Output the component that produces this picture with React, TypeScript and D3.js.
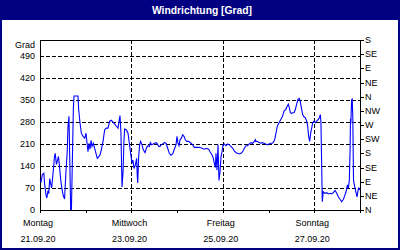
import React from "react";
import * as d3 from "d3";

const title = "Windrichtung [Grad]";
const yUnit = "Grad";
const leftTicks = [0, 70, 140, 210, 280, 350, 420, 490];
const rightTickValues = [0, 45, 90, 135, 180, 225, 270, 315, 360, 405, 450, 495, 540];
const rightTickLabels = ["N", "NE", "E", "SE", "S", "SW", "W", "NW", "N", "NE", "E", "SE", "S"];
const dayLabels = ["Montag", "Mittwoch", "Freitag", "Sonntag"];
const dateLabels = ["21.09.20", "23.09.20", "25.09.20", "27.09.20"];
const labelDays = [0, 2, 4, 6];
const startDate = new Date(2020, 8, 21);
const endDate = new Date(2020, 8, 28);

// hours since Monday 21.09.20 00:00
const hours = [
  0.0, 0.6, 1.2, 2.0, 2.5, 3.2, 3.6, 4.2, 4.6, 5.1, 5.6, 6.1, 6.6, 7.2, 7.6, 8.0, 8.6, 9.1, 9.7, 10.2,
  10.8, 11.5, 12.2, 12.9, 13.6, 14.3, 14.7, 15.2, 15.6, 16.1, 16.5, 17.0, 17.5, 17.85, 19.95, 20.3, 21.0,
  21.7, 22.6, 23.5, 24.15, 24.7, 25.2, 25.7, 26.25, 26.8, 27.3, 28.0, 28.7, 29.6, 30.1, 30.8, 31.5, 32.2,
  33.1, 33.95, 34.8, 35.7, 36.6, 37.45, 38.3, 39.2, 40.1, 40.95, 41.5, 42.0, 42.5, 43.05, 43.6, 44.1,
  44.45, 45.3, 46.2, 46.9, 47.6, 48.3, 48.8, 49.35, 50.05, 50.75, 51.1, 51.3, 51.8, 52.3, 52.85, 53.55,
  54.25, 55.13, 56.0, 56.7, 57.4, 57.93, 58.63, 59.5, 60.2, 60.9, 61.6, 62.3, 63.0, 63.7, 64.4, 65.28,
  66.15, 67.03, 67.9, 68.78, 69.65, 70.53, 71.4, 71.93, 72.45, 72.98, 73.5, 74.2, 74.9, 75.6, 76.3, 77.0,
  78.05, 79.28, 80.15, 81.03, 82.25, 83.65, 85.05, 86.28, 87.5, 88.55, 89.25, 90.3, 91.0, 91.53, 92.05,
  92.4, 92.93, 93.45, 93.98, 94.5, 95.03, 95.55, 96.08, 96.78, 97.65, 98.53, 99.4, 100.28, 101.15,
  102.03, 102.9, 103.78, 104.65, 105.53, 106.4, 107.28, 108.15, 109.03, 109.9, 110.78, 111.65, 112.53,
  113.05, 113.23, 114.1, 114.98, 115.85, 116.73, 117.6, 118.48, 119.35, 120.23, 121.1, 121.98, 122.85,
  123.38, 123.9, 124.6, 125.48, 126.35, 127.23, 128.1, 128.98, 129.85, 130.38, 130.9, 131.43, 131.95,
  132.65, 133.35, 134.05, 134.75, 135.45, 136.15, 136.68, 137.2, 137.9, 138.6, 139.3, 140.0, 140.53,
  141.05, 141.58, 142.1, 142.63, 143.15, 143.85, 144.55, 145.25, 145.95, 146.65, 147.18, 147.5, 148.2,
  148.7, 149.6, 150.5, 151.4, 152.3, 153.1, 154.0, 154.9, 155.8, 156.6, 157.5, 158.4, 159.3, 160.1,
  160.7, 161.4, 161.9, 162.4, 162.8, 163.0, 163.2, 163.6, 163.9, 164.2, 164.6, 165.2, 165.8, 166.4,
  167.2, 168.0,
];
const degrees = [
  95, 90, 112, 117, 78, 45, 38, 62, 52, 100, 84, 70, 100, 140, 170, 180, 145, 155, 170, 140,
  100, 68, 46, 35, 120, 185, 266, 298, 170, 2, 2, 160, 320, 362, 362, 320, 277,
  244, 234, 228, 244, 212, 185, 212, 193, 221, 202, 212, 196, 175, 164, 169, 175, 191,
  218, 255, 260, 260, 282, 285, 279, 273, 266, 260, 282, 300, 244, 73, 121, 223,
  257, 255, 244, 212, 180, 148, 159, 132, 143, 164, 105, 86, 169, 207, 218, 207,
  191, 182, 199, 204, 202, 214, 207, 210, 212, 214, 210, 202, 202, 207, 210, 214,
  212, 196, 180, 174, 178, 193, 207, 234, 212, 204, 223, 228, 239, 234, 223, 218,
  218, 212, 207, 199, 199, 199, 196, 193, 196, 193, 185, 175, 164, 148, 135,
  180, 126, 207, 94, 121, 169, 185, 207, 210, 204, 210, 207, 202, 196,
  188, 182, 180, 178, 180, 185, 196, 204, 204, 210, 214, 212, 218,
  223, 218, 218, 214, 212, 214, 212, 210, 207, 210, 212, 212, 218,
  228, 244, 266, 277, 287, 296, 314, 319, 330, 336, 325, 309, 307,
  309, 309, 319, 336, 352, 354, 343, 325, 303, 296, 293, 282, 266,
  234, 218, 244, 260, 277, 282, 277, 282, 287, 293, 303, 277, 26,
  58, 53, 55, 51, 53, 51, 55, 62, 53, 42, 34, 26, 34, 48,
  58, 80, 69, 95, 191, 290, 275, 350, 352, 300, 95, 74, 58, 42,
  69, 64,
];

const W = 400;
const H = 250;
const navy = "#000080";
const font = "'Liberation Sans', Arial, sans-serif";

export default function App() {
  const left = 40;
  const right = 360;
  const top = 40;
  const bottom = 210;
  const x = d3.scaleTime().domain([startDate, endDate]).range([left, right]);
  const y = d3.scaleLinear().domain([0, 540]).range([bottom, top]);
  const pts: [Date, number][] = hours.map((h, i) => [new Date(startDate.getTime() + h * 3600e3), degrees[i]]);
  const line = d3
    .line<[Date, number]>()
    .x((d) => x(d[0]))
    .y((d) => y(d[1]));
  const days = d3.timeDay.range(startDate, d3.timeDay.offset(endDate, 1));
  const r = (v: number) => Math.round(v) + 0.5;

  return (
    <svg
      width={W}
      height={H}
      style={{ position: "fixed", left: 0, top: 0, display: "block" }}
      fontFamily={font}
    >
      <rect x={0} y={0} width={W} height={H} fill="#ffffff" />
      <rect x={1} y={1} width={W - 2} height={H - 2} fill="none" stroke={navy} strokeWidth={2} />
      <rect x={0} y={0} width={W} height={20} fill={navy} />
      <text x={202} y={14} textAnchor="middle" fill="#ffffff" fontWeight="bold" fontSize={10.3}>
        {title}
      </text>

      {/* horizontal grid */}
      {leftTicks
        .filter((v) => v > 0)
        .map((v) => (
          <line
            key={"hg" + v}
            x1={left}
            x2={right}
            y1={r(y(v))}
            y2={r(y(v))}
            stroke="#000"
            strokeDasharray="4,2"
            shapeRendering="crispEdges"
          />
        ))}
      {/* vertical grid */}
      {labelDays
        .filter((d) => d > 0)
        .map((d) => {
          const xv = r(x(d3.timeDay.offset(startDate, d)));
          return (
            <line
              key={"vg" + d}
              x1={xv}
              x2={xv}
              y1={top}
              y2={bottom}
              stroke="#000"
              strokeDasharray="4,2"
              shapeRendering="crispEdges"
            />
          );
        })}

      {/* frame */}
      <line x1={left} x2={right + 1} y1={r(top)} y2={r(top)} stroke="#000" shapeRendering="crispEdges" />
      <line x1={left} x2={right + 1} y1={r(bottom)} y2={r(bottom)} stroke="#000" shapeRendering="crispEdges" />
      <line x1={r(left)} x2={r(left)} y1={top} y2={bottom + 1} stroke="#000" shapeRendering="crispEdges" />
      <line x1={r(right)} x2={r(right)} y1={top} y2={bottom + 1} stroke="#000" shapeRendering="crispEdges" />

      {/* bottom ticks */}
      {days.map((d, i) => {
        const xv = r(x(d));
        return <line key={"bt" + i} x1={xv} x2={xv} y1={bottom} y2={bottom + 3} stroke="#000" shapeRendering="crispEdges" />;
      })}
      {labelDays.map((d, i) => {
        const xv = x(d3.timeDay.offset(startDate, d)) - 2;
        return (
          <g key={"bl" + d} fontSize={9} fill="#000" textAnchor="middle">
            <text x={xv} y={226}>{dayLabels[i]}</text>
            <text x={xv} y={242}>{dateLabels[i]}</text>
          </g>
        );
      })}

      {/* left labels */}
      {leftTicks.map((v) => (
        <text key={"ll" + v} x={35} y={y(v)} dy="0.35em" textAnchor="end" fontSize={9} fill="#000">
          {v}
        </text>
      ))}
      <text x={35} y={45} dy="0.35em" textAnchor="end" fontSize={9} fill="#000">
        {yUnit}
      </text>

      {/* right axis */}
      {rightTickValues.map((v, i) => (
        <g key={"rt" + i}>
          <line x1={right} x2={right + 4} y1={r(y(v))} y2={r(y(v))} stroke="#000" shapeRendering="crispEdges" />
          <text x={365} y={y(v)} dy="0.35em" fontSize={9} fill="#000">
            {rightTickLabels[i]}
          </text>
        </g>
      ))}

      {/* data */}
      <path d={line(pts) || ""} fill="none" stroke="#0000ff" strokeWidth={1.1} />
    </svg>
  );
}
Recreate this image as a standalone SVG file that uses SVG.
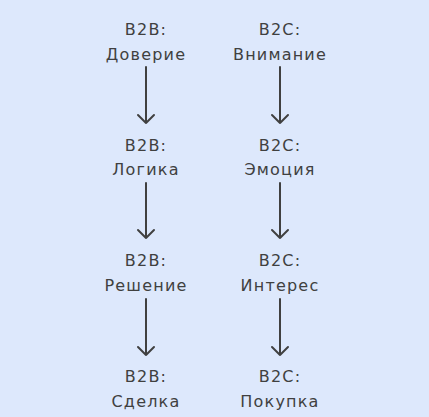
<svg xmlns="http://www.w3.org/2000/svg" width="429" height="417" viewBox="0 0 429 417">
<style>
text{font-family:"DejaVu Sans","Liberation Sans",sans-serif;font-size:16px;fill:#404040;text-anchor:middle;letter-spacing:1.2px}
.c{stroke:#404040;stroke-width:2;fill:none;stroke-linecap:round;stroke-linejoin:round}
</style>
<rect width="429" height="417" fill="#dde8fc"/>
<g id="n1"><text x="146" y="35">B2B:</text><text x="146" y="60">Доверие</text></g>
<g id="n2"><text x="146" y="151">B2B:</text><text x="146" y="175">Логика</text></g>
<g id="n3"><text x="146" y="266">B2B:</text><text x="146" y="291">Решение</text></g>
<g id="n4"><text x="146" y="382">B2B:</text><text x="146" y="407">Сделка</text></g>
<g id="m1"><text x="280" y="35">B2C:</text><text x="280" y="60">Внимание</text></g>
<g id="m2"><text x="280" y="151">B2C:</text><text x="280" y="175">Эмоция</text></g>
<g id="m3"><text x="280" y="266">B2C:</text><text x="280" y="291">Интерес</text></g>
<g id="m4"><text x="280" y="382">B2C:</text><text x="280" y="407">Покупка</text></g>
<g id="connectors" class="c">
<path d="M146 67V123M138 115L146 123L154 115"/>
<path d="M146 183V238M138 230L146 238L154 230"/>
<path d="M146 299V355M138 347L146 355L154 347"/>
<path d="M280 67V123M272 115L280 123L288 115"/>
<path d="M280 183V238M272 230L280 238L288 230"/>
<path d="M280 299V355M272 347L280 355L288 347"/>
</g>
</svg>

• WHAT THE TASK ASKS: Nothing but the lines from the start of the records above through the line with "const endDate = new Date(2020, 8, 28);" should be retyped, each exactly as written; leave out all pictures.

• FINAL RESULT:
Output the component that produces this picture with React, TypeScript and D3.js.
import React from "react";
import * as d3 from "d3";

const title = "Windrichtung [Grad]";
const yUnit = "Grad";
const leftTicks = [0, 70, 140, 210, 280, 350, 420, 490];
const rightTickValues = [0, 45, 90, 135, 180, 225, 270, 315, 360, 405, 450, 495, 540];
const rightTickLabels = ["N", "NE", "E", "SE", "S", "SW", "W", "NW", "N", "NE", "E", "SE", "S"];
const dayLabels = ["Montag", "Mittwoch", "Freitag", "Sonntag"];
const dateLabels = ["21.09.20", "23.09.20", "25.09.20", "27.09.20"];
const labelDays = [0, 2, 4, 6];
const startDate = new Date(2020, 8, 21);
const endDate = new Date(2020, 8, 28);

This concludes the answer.